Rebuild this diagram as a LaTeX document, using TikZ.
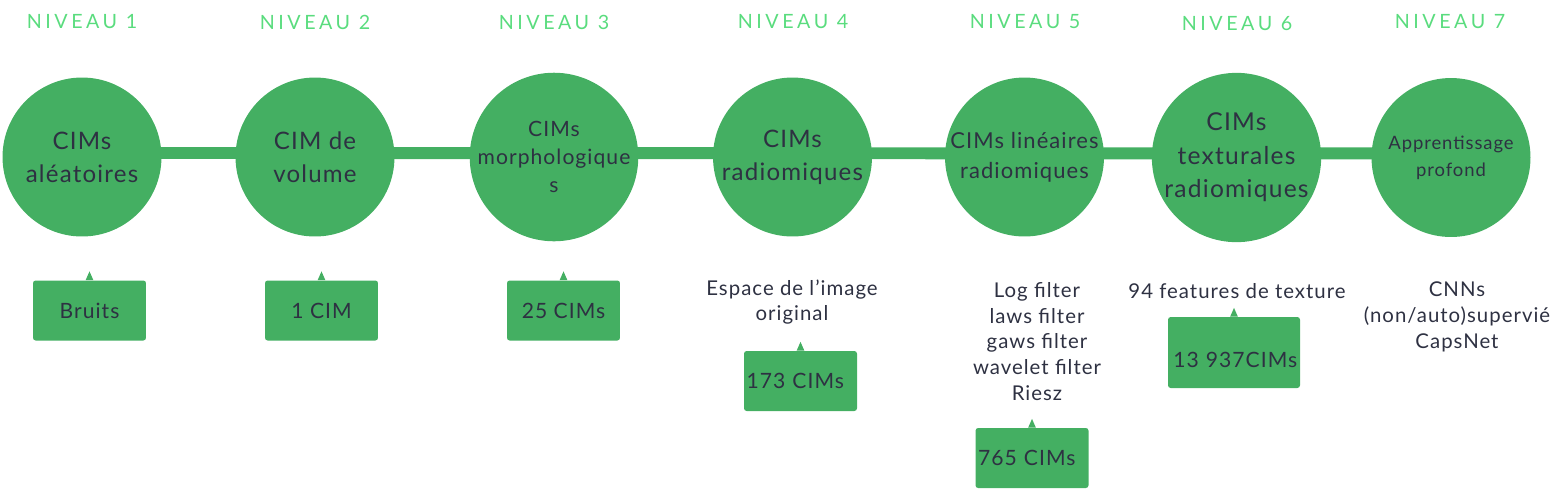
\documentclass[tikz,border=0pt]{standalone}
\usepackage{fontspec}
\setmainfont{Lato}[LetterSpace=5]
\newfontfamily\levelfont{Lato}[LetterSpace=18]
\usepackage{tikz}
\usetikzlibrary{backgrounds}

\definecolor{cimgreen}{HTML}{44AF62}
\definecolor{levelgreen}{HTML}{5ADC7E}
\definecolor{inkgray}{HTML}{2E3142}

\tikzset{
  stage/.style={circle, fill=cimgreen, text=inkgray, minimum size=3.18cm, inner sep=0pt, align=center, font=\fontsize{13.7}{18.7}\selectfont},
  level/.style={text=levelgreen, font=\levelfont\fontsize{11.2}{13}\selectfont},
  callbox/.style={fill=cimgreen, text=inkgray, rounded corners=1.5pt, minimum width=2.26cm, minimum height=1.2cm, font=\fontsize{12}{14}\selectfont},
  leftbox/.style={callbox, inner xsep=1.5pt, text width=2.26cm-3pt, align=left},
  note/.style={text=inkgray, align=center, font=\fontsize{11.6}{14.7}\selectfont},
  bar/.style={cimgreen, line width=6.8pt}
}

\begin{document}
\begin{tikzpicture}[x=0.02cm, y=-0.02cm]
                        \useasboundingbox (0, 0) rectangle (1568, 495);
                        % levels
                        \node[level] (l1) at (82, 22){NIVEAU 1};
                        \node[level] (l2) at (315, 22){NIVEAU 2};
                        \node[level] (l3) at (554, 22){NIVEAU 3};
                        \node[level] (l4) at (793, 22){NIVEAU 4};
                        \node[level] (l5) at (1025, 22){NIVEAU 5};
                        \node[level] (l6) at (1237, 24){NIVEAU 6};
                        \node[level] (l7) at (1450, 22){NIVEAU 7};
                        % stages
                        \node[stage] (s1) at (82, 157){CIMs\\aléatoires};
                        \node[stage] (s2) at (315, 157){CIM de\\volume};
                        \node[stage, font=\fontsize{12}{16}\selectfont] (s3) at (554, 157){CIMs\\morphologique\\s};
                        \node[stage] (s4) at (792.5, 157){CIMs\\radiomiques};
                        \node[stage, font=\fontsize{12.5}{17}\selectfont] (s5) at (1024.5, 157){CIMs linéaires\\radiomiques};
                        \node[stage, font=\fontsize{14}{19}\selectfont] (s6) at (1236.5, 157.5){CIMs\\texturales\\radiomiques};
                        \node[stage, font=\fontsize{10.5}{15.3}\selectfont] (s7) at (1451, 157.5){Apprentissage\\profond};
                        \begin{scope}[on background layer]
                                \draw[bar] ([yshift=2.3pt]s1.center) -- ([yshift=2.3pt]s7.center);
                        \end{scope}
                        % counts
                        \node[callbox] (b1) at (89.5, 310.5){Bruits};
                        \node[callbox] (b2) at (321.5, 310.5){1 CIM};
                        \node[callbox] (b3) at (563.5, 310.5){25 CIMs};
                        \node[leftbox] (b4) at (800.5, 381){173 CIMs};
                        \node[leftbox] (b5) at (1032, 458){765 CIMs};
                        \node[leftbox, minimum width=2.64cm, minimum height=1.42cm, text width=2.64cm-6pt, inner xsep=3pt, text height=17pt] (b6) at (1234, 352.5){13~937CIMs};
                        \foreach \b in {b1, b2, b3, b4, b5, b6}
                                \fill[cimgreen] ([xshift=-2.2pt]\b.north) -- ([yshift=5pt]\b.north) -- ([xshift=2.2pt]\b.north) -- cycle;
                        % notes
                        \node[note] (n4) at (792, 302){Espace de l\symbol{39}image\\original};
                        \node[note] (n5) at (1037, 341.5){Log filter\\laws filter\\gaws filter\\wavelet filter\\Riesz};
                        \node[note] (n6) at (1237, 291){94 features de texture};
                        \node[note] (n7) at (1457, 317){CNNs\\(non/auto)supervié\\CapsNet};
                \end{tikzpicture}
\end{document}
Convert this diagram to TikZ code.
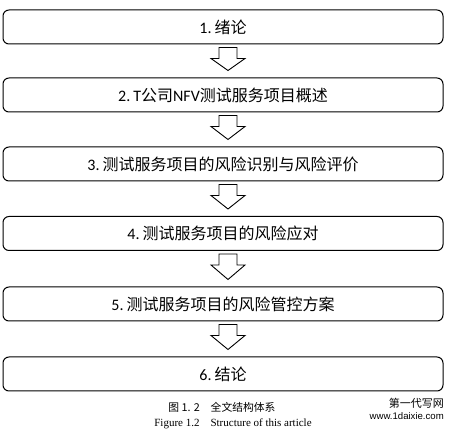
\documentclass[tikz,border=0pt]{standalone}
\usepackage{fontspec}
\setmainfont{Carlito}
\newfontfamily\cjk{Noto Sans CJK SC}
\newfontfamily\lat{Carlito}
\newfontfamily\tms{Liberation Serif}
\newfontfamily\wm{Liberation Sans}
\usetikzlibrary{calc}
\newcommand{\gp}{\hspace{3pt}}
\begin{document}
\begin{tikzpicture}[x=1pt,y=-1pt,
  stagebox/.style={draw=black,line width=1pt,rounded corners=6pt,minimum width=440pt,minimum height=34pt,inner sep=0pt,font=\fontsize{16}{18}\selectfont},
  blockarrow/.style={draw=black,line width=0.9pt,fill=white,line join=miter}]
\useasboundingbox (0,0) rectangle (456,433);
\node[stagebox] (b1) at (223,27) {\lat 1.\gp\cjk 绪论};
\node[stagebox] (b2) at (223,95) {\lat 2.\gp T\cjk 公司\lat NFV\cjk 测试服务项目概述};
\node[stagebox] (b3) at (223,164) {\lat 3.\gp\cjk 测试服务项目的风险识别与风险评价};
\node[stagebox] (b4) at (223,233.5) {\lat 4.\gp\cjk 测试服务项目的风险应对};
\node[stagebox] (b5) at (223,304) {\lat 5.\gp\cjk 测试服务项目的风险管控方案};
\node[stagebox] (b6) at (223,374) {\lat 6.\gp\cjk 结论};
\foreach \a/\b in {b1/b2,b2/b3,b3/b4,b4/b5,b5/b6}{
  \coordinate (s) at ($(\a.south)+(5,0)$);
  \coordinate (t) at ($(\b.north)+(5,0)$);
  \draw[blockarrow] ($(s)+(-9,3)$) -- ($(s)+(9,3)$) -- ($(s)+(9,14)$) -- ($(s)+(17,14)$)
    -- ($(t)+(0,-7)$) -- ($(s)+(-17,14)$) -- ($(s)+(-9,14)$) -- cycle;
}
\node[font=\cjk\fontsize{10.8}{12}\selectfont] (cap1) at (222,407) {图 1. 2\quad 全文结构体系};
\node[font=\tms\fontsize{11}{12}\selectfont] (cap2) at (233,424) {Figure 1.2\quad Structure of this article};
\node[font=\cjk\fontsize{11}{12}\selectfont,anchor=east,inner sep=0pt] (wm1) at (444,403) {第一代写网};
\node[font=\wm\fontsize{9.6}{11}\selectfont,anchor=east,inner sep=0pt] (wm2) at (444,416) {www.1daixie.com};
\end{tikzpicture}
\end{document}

▶ _Description of the task_: Exclude the pictures and transcribe all of the entries exactly.

▶ _Task solution_:
Rebuild this diagram as a LaTeX document, using TikZ.
\documentclass[tikz,border=0pt]{standalone}
\usepackage{fontspec}
\setmainfont{Lato}[LetterSpace=5]
\newfontfamily\levelfont{Lato}[LetterSpace=18]
\usepackage{tikz}
\usetikzlibrary{backgrounds}

\definecolor{cimgreen}{HTML}{44AF62}
\definecolor{levelgreen}{HTML}{5ADC7E}
\definecolor{inkgray}{HTML}{2E3142}

\tikzset{
  stage/.style={circle, fill=cimgreen, text=inkgray, minimum size=3.18cm, inner sep=0pt, align=center, font=\fontsize{13.7}{18.7}\selectfont},
  level/.style={text=levelgreen, font=\levelfont\fontsize{11.2}{13}\selectfont},
  callbox/.style={fill=cimgreen, text=inkgray, rounded corners=1.5pt, minimum width=2.26cm, minimum height=1.2cm, font=\fontsize{12}{14}\selectfont},
  leftbox/.style={callbox, inner xsep=1.5pt, text width=2.26cm-3pt, align=left},
  note/.style={text=inkgray, align=center, font=\fontsize{11.6}{14.7}\selectfont},
  bar/.style={cimgreen, line width=6.8pt}
}

\begin{document}
\begin{tikzpicture}[x=0.02cm, y=-0.02cm]
                        \useasboundingbox (0, 0) rectangle (1568, 495);
                        % levels
                        \node[level] (l1) at (82, 22){NIVEAU 1};
                        \node[level] (l2) at (315, 22){NIVEAU 2};
                        \node[level] (l3) at (554, 22){NIVEAU 3};
                        \node[level] (l4) at (793, 22){NIVEAU 4};
                        \node[level] (l5) at (1025, 22){NIVEAU 5};
                        \node[level] (l6) at (1237, 24){NIVEAU 6};
                        \node[level] (l7) at (1450, 22){NIVEAU 7};
                        % stages
                        \node[stage] (s1) at (82, 157){CIMs\\aléatoires};
                        \node[stage] (s2) at (315, 157){CIM de\\volume};
                        \node[stage, font=\fontsize{12}{16}\selectfont] (s3) at (554, 157){CIMs\\morphologique\\s};
                        \node[stage] (s4) at (792.5, 157){CIMs\\radiomiques};
                        \node[stage, font=\fontsize{12.5}{17}\selectfont] (s5) at (1024.5, 157){CIMs linéaires\\radiomiques};
                        \node[stage, font=\fontsize{14}{19}\selectfont] (s6) at (1236.5, 157.5){CIMs\\texturales\\radiomiques};
                        \node[stage, font=\fontsize{10.5}{15.3}\selectfont] (s7) at (1451, 157.5){Apprentissage\\profond};
                        \begin{scope}[on background layer]
                                \draw[bar] ([yshift=2.3pt]s1.center) -- ([yshift=2.3pt]s7.center);
                        \end{scope}
                        % counts
                        \node[callbox] (b1) at (89.5, 310.5){Bruits};
                        \node[callbox] (b2) at (321.5, 310.5){1 CIM};
                        \node[callbox] (b3) at (563.5, 310.5){25 CIMs};
                        \node[leftbox] (b4) at (800.5, 381){173 CIMs};
                        \node[leftbox] (b5) at (1032, 458){765 CIMs};
                        \node[leftbox, minimum width=2.64cm, minimum height=1.42cm, text width=2.64cm-6pt, inner xsep=3pt, text height=17pt] (b6) at (1234, 352.5){13~937CIMs};
                        \foreach \b in {b1, b2, b3, b4, b5, b6}
                                \fill[cimgreen] ([xshift=-2.2pt]\b.north) -- ([yshift=5pt]\b.north) -- ([xshift=2.2pt]\b.north) -- cycle;
                        % notes
                        \node[note] (n4) at (792, 302){Espace de l\symbol{39}image\\original};
                        \node[note] (n5) at (1037, 341.5){Log filter\\laws filter\\gaws filter\\wavelet filter\\Riesz};
                        \node[note] (n6) at (1237, 291){94 features de texture};
                        \node[note] (n7) at (1457, 317){CNNs\\(non/auto)supervié\\CapsNet};
                \end{tikzpicture}
\end{document}
Convert this diagram to TikZ code.
\documentclass[tikz,border=0pt]{standalone}
\usepackage{fontspec}
\setmainfont{Carlito}
\newfontfamily\cjk{Noto Sans CJK SC}
\newfontfamily\lat{Carlito}
\newfontfamily\tms{Liberation Serif}
\newfontfamily\wm{Liberation Sans}
\usetikzlibrary{calc}
\newcommand{\gp}{\hspace{3pt}}
\begin{document}
\begin{tikzpicture}[x=1pt,y=-1pt,
  stagebox/.style={draw=black,line width=1pt,rounded corners=6pt,minimum width=440pt,minimum height=34pt,inner sep=0pt,font=\fontsize{16}{18}\selectfont},
  blockarrow/.style={draw=black,line width=0.9pt,fill=white,line join=miter}]
\useasboundingbox (0,0) rectangle (456,433);
\node[stagebox] (b1) at (223,27) {\lat 1.\gp\cjk 绪论};
\node[stagebox] (b2) at (223,95) {\lat 2.\gp T\cjk 公司\lat NFV\cjk 测试服务项目概述};
\node[stagebox] (b3) at (223,164) {\lat 3.\gp\cjk 测试服务项目的风险识别与风险评价};
\node[stagebox] (b4) at (223,233.5) {\lat 4.\gp\cjk 测试服务项目的风险应对};
\node[stagebox] (b5) at (223,304) {\lat 5.\gp\cjk 测试服务项目的风险管控方案};
\node[stagebox] (b6) at (223,374) {\lat 6.\gp\cjk 结论};
\foreach \a/\b in {b1/b2,b2/b3,b3/b4,b4/b5,b5/b6}{
  \coordinate (s) at ($(\a.south)+(5,0)$);
  \coordinate (t) at ($(\b.north)+(5,0)$);
  \draw[blockarrow] ($(s)+(-9,3)$) -- ($(s)+(9,3)$) -- ($(s)+(9,14)$) -- ($(s)+(17,14)$)
    -- ($(t)+(0,-7)$) -- ($(s)+(-17,14)$) -- ($(s)+(-9,14)$) -- cycle;
}
\node[font=\cjk\fontsize{10.8}{12}\selectfont] (cap1) at (222,407) {图 1. 2\quad 全文结构体系};
\node[font=\tms\fontsize{11}{12}\selectfont] (cap2) at (233,424) {Figure 1.2\quad Structure of this article};
\node[font=\cjk\fontsize{11}{12}\selectfont,anchor=east,inner sep=0pt] (wm1) at (444,403) {第一代写网};
\node[font=\wm\fontsize{9.6}{11}\selectfont,anchor=east,inner sep=0pt] (wm2) at (444,416) {www.1daixie.com};
\end{tikzpicture}
\end{document}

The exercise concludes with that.